■ PROMPT: Set down the data below from its first line to the line holding "from bokeh.resources import INLINE", inclusive; omit all pictures.

■ AVAILABLE DATA:
──────
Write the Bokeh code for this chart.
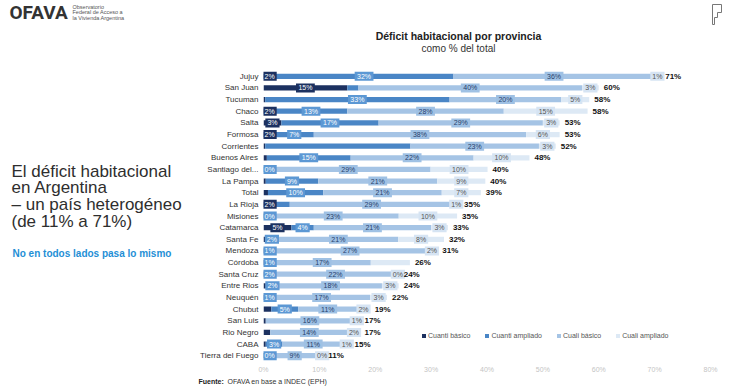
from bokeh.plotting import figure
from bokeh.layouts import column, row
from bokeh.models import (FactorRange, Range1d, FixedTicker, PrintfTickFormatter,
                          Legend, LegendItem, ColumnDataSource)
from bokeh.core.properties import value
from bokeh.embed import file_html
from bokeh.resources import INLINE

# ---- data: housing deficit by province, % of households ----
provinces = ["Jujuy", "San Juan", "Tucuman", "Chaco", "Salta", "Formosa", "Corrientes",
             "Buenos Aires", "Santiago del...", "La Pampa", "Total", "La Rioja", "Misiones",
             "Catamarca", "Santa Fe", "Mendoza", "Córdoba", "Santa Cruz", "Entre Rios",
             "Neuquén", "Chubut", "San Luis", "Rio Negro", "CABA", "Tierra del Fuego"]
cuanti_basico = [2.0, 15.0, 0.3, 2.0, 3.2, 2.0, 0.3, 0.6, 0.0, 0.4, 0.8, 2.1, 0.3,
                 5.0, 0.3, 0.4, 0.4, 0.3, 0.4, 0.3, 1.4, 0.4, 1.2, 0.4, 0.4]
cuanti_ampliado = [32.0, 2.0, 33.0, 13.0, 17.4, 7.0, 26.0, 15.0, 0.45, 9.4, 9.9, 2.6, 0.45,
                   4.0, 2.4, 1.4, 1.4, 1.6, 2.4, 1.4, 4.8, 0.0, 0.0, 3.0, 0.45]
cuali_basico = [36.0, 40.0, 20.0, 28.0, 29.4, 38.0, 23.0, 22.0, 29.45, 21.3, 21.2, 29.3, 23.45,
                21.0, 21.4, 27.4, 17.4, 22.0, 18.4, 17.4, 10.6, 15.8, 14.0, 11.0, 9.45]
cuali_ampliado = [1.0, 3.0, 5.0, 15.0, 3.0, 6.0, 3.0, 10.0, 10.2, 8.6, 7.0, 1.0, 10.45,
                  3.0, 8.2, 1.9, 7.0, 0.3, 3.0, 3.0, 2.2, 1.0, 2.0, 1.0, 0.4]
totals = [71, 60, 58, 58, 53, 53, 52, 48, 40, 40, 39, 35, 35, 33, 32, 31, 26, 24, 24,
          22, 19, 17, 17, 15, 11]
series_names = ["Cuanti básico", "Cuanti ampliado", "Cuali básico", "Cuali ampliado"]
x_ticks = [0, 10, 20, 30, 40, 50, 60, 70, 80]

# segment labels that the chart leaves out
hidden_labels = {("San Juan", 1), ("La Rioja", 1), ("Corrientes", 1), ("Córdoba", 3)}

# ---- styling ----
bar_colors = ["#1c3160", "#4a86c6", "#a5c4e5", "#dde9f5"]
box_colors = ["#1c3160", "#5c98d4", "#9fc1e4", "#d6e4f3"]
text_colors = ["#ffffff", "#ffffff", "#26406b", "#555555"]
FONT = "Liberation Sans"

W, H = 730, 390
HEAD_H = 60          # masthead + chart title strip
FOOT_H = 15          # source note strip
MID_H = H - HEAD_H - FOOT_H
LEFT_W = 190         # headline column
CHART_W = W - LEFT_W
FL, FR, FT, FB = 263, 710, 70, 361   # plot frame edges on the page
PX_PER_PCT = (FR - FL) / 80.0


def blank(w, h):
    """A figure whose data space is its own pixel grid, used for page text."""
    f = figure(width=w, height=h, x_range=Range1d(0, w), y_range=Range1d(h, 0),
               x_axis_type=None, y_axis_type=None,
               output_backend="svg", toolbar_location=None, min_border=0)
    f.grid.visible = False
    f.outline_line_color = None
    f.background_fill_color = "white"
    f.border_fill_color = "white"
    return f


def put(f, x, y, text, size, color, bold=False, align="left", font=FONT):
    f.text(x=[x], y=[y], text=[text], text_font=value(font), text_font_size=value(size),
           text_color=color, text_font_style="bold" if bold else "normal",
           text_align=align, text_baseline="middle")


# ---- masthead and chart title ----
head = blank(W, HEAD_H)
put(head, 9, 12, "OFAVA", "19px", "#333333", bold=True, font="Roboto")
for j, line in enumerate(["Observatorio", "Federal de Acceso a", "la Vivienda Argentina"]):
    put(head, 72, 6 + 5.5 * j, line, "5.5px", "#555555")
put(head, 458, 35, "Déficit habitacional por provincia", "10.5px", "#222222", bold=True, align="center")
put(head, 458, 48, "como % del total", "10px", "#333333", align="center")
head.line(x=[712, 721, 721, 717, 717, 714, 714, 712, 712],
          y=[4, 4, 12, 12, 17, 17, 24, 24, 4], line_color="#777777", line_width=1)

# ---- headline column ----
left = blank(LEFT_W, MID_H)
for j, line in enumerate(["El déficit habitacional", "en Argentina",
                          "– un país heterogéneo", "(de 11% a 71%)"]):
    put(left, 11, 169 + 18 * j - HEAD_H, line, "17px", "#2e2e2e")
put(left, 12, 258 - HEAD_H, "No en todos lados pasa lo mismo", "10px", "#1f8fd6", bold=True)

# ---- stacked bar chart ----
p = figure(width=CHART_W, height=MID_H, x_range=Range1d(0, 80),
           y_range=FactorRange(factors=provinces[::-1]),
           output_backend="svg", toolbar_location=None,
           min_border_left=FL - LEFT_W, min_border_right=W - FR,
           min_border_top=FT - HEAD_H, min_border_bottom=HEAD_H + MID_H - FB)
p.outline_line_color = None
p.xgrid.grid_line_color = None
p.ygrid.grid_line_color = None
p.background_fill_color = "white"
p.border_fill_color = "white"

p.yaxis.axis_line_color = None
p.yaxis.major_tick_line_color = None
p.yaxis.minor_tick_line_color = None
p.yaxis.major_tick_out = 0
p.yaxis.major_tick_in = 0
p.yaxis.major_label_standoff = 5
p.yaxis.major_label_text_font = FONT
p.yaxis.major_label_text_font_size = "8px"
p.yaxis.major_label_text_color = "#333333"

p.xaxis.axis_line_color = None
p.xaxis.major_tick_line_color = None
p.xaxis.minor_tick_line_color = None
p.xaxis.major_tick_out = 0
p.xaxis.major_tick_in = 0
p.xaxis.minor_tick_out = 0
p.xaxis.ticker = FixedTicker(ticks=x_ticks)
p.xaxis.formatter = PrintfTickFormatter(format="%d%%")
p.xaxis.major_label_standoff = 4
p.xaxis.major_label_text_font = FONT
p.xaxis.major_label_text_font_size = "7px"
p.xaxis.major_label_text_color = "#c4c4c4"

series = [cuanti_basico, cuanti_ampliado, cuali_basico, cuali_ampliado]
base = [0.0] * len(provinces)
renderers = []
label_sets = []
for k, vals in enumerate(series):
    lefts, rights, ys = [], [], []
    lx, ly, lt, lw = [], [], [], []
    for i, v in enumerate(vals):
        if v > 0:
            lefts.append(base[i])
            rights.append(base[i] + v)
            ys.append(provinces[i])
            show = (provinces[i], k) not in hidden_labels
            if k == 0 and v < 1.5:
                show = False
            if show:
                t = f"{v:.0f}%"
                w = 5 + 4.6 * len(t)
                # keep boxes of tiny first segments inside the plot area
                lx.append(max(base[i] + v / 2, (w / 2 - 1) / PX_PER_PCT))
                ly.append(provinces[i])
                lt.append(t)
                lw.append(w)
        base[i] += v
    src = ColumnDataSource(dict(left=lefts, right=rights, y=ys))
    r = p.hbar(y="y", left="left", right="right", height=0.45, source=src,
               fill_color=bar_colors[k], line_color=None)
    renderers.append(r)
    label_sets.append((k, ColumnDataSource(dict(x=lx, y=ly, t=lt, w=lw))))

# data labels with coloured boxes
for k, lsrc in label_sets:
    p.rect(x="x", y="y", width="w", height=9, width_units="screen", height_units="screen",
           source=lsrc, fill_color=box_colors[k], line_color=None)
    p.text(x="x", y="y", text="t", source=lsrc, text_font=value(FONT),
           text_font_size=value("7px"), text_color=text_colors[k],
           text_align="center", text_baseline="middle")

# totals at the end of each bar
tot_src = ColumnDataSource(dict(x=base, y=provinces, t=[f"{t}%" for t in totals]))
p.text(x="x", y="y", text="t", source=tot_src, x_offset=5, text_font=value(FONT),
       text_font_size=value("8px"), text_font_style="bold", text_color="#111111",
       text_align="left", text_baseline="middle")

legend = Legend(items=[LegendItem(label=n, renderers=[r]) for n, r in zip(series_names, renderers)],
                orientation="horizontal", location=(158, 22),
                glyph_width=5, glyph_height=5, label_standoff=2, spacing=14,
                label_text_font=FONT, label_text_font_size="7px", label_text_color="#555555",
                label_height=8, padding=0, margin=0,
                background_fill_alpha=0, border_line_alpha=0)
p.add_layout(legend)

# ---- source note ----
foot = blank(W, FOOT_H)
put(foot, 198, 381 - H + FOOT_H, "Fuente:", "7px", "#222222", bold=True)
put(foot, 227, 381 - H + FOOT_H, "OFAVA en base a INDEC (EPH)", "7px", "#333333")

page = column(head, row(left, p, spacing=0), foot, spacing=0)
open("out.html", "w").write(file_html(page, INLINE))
──────
■ REPLY:
Write the Bokeh code for this chart.
from bokeh.plotting import figure
from bokeh.layouts import column, row
from bokeh.models import (FactorRange, Range1d, FixedTicker, PrintfTickFormatter,
                          Legend, LegendItem, ColumnDataSource)
from bokeh.core.properties import value
from bokeh.embed import file_html
from bokeh.resources import INLINE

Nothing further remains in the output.